---------- PROVIDED DATA
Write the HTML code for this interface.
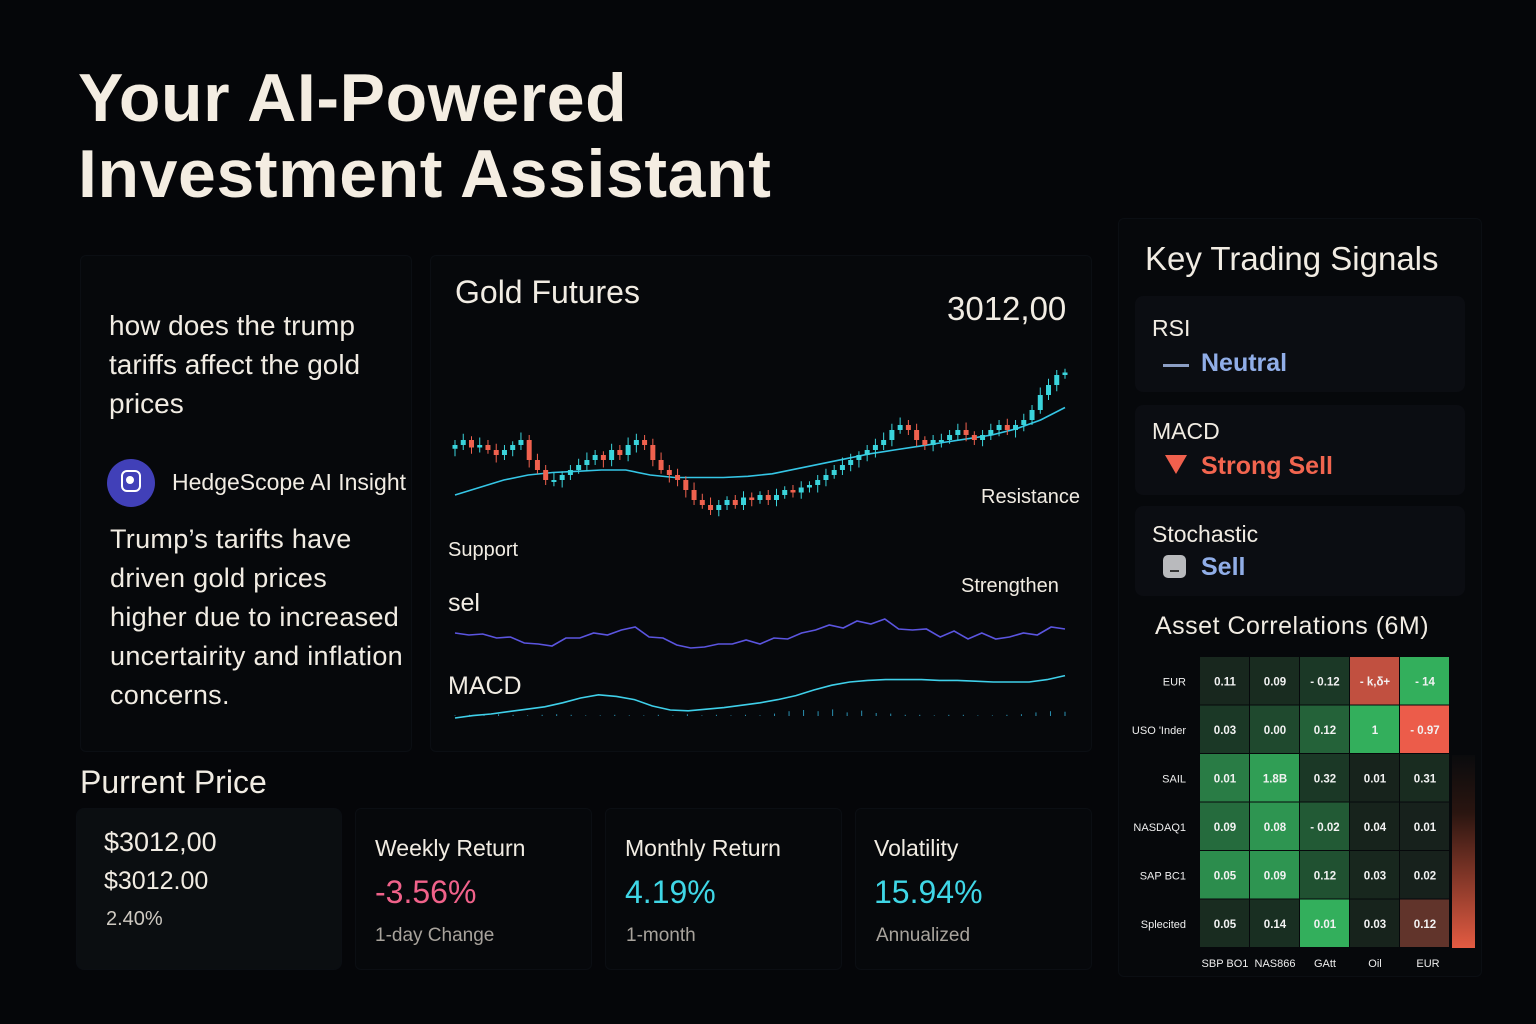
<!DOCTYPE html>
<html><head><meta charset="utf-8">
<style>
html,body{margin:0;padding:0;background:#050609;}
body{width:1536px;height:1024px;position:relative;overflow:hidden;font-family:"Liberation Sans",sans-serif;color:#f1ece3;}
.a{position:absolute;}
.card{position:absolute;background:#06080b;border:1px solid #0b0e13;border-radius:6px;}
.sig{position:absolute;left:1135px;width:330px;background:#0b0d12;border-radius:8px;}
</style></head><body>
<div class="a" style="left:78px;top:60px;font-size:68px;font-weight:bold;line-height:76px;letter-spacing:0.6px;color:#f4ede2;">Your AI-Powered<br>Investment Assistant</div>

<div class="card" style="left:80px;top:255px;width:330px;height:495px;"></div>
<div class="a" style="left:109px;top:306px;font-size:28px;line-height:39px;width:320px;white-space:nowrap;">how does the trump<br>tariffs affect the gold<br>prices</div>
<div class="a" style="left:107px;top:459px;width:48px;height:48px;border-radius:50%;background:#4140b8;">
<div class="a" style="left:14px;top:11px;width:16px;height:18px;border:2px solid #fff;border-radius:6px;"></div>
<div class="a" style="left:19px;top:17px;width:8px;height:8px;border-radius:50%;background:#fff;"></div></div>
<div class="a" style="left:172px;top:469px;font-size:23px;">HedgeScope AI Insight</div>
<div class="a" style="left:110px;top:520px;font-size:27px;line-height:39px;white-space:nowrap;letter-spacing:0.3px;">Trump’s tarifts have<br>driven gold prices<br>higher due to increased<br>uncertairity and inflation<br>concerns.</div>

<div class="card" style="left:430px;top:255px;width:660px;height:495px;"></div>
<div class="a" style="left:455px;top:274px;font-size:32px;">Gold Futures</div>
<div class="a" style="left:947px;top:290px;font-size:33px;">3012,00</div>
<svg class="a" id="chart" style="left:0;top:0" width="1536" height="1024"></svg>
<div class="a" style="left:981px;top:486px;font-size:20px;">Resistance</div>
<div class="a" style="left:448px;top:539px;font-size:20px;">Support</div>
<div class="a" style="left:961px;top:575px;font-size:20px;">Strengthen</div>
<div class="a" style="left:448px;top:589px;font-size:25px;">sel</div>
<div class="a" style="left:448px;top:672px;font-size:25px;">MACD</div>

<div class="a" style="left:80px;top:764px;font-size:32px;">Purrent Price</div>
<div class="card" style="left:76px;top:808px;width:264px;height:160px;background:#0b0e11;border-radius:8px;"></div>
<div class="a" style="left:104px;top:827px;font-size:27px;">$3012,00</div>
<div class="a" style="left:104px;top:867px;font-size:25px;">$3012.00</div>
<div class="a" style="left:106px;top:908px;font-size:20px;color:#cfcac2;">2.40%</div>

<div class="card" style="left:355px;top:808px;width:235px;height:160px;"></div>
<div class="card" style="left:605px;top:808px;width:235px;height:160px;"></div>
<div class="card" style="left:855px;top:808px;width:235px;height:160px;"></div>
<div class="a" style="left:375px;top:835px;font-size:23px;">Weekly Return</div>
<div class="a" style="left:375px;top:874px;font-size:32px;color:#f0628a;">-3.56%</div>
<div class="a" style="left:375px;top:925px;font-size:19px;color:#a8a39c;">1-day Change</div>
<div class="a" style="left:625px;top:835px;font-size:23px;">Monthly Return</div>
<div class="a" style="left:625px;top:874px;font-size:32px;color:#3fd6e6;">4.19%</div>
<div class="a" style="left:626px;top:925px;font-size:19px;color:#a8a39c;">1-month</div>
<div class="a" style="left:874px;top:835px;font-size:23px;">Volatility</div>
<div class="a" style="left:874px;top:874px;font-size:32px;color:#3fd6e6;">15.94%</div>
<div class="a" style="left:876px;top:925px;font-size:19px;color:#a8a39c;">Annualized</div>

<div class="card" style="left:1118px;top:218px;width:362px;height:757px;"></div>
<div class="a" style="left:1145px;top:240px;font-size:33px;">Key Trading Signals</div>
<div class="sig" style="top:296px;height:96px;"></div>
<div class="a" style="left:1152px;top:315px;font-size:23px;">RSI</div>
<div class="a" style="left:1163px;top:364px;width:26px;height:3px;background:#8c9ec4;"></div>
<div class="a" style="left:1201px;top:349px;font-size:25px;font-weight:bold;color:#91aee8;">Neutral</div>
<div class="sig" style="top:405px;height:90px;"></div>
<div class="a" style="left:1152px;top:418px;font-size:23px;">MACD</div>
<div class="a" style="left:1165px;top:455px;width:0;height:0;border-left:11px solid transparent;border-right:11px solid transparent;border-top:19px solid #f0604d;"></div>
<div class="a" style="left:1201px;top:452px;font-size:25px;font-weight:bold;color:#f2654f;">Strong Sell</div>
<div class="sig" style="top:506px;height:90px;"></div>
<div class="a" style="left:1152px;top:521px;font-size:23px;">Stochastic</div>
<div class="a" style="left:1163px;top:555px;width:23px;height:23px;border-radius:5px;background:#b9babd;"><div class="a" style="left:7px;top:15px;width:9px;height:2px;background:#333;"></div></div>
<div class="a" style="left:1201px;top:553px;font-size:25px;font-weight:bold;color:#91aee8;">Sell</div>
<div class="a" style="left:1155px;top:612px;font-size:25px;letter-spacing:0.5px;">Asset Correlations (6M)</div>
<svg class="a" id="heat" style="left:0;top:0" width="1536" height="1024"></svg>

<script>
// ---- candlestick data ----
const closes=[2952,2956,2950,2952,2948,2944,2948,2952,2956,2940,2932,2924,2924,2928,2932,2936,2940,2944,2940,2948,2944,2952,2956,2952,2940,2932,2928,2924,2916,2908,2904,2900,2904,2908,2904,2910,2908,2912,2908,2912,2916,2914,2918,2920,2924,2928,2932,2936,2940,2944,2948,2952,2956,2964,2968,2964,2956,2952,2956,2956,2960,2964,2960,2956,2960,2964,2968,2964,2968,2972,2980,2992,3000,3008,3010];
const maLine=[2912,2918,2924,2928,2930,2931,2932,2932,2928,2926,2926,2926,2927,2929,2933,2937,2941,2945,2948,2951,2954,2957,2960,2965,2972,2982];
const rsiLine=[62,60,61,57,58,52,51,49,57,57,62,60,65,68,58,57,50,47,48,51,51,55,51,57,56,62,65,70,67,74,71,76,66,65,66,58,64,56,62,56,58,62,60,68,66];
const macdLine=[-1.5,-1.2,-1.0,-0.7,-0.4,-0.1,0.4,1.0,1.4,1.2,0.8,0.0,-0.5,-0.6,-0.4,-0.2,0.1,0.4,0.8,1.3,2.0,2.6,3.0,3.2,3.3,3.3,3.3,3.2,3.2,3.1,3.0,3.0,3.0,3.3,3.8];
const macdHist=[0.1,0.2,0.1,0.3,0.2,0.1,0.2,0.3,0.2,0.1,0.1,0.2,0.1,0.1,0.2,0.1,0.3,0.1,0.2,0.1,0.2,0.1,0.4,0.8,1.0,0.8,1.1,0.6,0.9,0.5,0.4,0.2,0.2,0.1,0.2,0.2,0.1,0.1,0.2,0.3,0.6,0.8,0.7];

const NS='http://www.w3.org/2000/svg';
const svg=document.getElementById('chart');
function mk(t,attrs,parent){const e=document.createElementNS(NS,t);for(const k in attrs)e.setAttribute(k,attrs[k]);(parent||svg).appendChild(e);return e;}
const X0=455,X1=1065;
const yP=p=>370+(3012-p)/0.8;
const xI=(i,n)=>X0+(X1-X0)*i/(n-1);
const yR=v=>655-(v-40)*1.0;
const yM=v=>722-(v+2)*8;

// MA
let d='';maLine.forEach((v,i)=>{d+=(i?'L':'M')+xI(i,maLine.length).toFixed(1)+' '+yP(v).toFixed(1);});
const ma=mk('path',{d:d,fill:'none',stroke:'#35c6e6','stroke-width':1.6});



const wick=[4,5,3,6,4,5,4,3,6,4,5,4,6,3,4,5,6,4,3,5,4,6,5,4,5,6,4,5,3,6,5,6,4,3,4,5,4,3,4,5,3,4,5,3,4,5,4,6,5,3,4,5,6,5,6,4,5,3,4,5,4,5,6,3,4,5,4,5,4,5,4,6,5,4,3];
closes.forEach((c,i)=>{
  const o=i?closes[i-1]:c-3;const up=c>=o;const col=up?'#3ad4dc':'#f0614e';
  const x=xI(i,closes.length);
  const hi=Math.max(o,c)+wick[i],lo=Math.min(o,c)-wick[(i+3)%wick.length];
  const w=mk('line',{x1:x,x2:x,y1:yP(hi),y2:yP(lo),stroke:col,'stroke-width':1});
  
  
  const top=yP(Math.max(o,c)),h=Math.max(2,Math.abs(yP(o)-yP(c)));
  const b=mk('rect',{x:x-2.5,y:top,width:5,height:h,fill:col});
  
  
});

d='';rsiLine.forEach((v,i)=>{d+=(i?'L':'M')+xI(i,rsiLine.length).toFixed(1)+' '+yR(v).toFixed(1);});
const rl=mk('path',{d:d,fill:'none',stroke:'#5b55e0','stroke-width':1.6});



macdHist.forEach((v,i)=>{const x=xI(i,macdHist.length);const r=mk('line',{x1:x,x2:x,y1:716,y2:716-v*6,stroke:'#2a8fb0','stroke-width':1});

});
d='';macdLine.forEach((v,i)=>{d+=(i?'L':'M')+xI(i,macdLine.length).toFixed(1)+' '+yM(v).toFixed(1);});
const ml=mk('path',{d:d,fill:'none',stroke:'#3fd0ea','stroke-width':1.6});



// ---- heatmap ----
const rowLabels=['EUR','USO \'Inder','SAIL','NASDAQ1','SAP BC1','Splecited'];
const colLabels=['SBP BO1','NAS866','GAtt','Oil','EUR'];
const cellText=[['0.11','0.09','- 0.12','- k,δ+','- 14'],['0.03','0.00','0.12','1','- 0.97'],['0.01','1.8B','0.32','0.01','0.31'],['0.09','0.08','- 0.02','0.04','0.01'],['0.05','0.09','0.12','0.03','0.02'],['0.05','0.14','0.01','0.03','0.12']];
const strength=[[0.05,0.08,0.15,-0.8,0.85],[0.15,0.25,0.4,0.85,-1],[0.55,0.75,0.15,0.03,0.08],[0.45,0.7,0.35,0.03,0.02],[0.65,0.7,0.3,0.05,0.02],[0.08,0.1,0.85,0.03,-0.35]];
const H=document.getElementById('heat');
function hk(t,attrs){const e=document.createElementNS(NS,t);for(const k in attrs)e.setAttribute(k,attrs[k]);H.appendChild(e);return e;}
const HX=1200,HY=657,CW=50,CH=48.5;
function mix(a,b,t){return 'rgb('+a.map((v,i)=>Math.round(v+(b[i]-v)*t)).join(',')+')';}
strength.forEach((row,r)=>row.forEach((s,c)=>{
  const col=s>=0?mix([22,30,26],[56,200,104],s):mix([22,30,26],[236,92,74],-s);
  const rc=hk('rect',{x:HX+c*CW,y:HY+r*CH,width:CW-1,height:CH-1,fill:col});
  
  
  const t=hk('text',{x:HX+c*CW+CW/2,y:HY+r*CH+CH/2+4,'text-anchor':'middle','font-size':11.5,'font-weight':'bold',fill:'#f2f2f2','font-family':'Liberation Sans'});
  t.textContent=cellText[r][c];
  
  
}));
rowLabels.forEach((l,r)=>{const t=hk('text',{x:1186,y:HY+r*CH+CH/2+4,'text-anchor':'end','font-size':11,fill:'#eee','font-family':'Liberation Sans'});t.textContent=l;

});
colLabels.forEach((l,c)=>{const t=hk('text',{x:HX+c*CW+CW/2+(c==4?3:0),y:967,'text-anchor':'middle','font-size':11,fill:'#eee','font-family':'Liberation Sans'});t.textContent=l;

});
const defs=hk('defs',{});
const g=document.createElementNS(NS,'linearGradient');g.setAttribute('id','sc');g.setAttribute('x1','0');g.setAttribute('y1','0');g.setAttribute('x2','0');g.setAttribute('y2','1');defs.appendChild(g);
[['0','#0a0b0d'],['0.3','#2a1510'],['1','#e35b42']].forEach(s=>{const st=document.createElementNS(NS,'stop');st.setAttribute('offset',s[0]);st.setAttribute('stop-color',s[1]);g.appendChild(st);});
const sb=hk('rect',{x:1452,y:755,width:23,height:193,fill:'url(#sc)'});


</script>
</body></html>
--------------------
TO BE DONE:
Repeat the listing above exactly from its first line to the line containing "increased<br>uncertairity and inflation<br>concerns.</div>", both included, and omit the pictures.

ANSWER IN FULL:
Write the HTML code for this interface.
<!DOCTYPE html>
<html><head><meta charset="utf-8">
<style>
html,body{margin:0;padding:0;background:#050609;}
body{width:1536px;height:1024px;position:relative;overflow:hidden;font-family:"Liberation Sans",sans-serif;color:#f1ece3;}
.a{position:absolute;}
.card{position:absolute;background:#06080b;border:1px solid #0b0e13;border-radius:6px;}
.sig{position:absolute;left:1135px;width:330px;background:#0b0d12;border-radius:8px;}
</style></head><body>
<div class="a" style="left:78px;top:60px;font-size:68px;font-weight:bold;line-height:76px;letter-spacing:0.6px;color:#f4ede2;">Your AI-Powered<br>Investment Assistant</div>

<div class="card" style="left:80px;top:255px;width:330px;height:495px;"></div>
<div class="a" style="left:109px;top:306px;font-size:28px;line-height:39px;width:320px;white-space:nowrap;">how does the trump<br>tariffs affect the gold<br>prices</div>
<div class="a" style="left:107px;top:459px;width:48px;height:48px;border-radius:50%;background:#4140b8;">
<div class="a" style="left:14px;top:11px;width:16px;height:18px;border:2px solid #fff;border-radius:6px;"></div>
<div class="a" style="left:19px;top:17px;width:8px;height:8px;border-radius:50%;background:#fff;"></div></div>
<div class="a" style="left:172px;top:469px;font-size:23px;">HedgeScope AI Insight</div>
<div class="a" style="left:110px;top:520px;font-size:27px;line-height:39px;white-space:nowrap;letter-spacing:0.3px;">Trump’s tarifts have<br>driven gold prices<br>higher due to increased<br>uncertairity and inflation<br>concerns.</div>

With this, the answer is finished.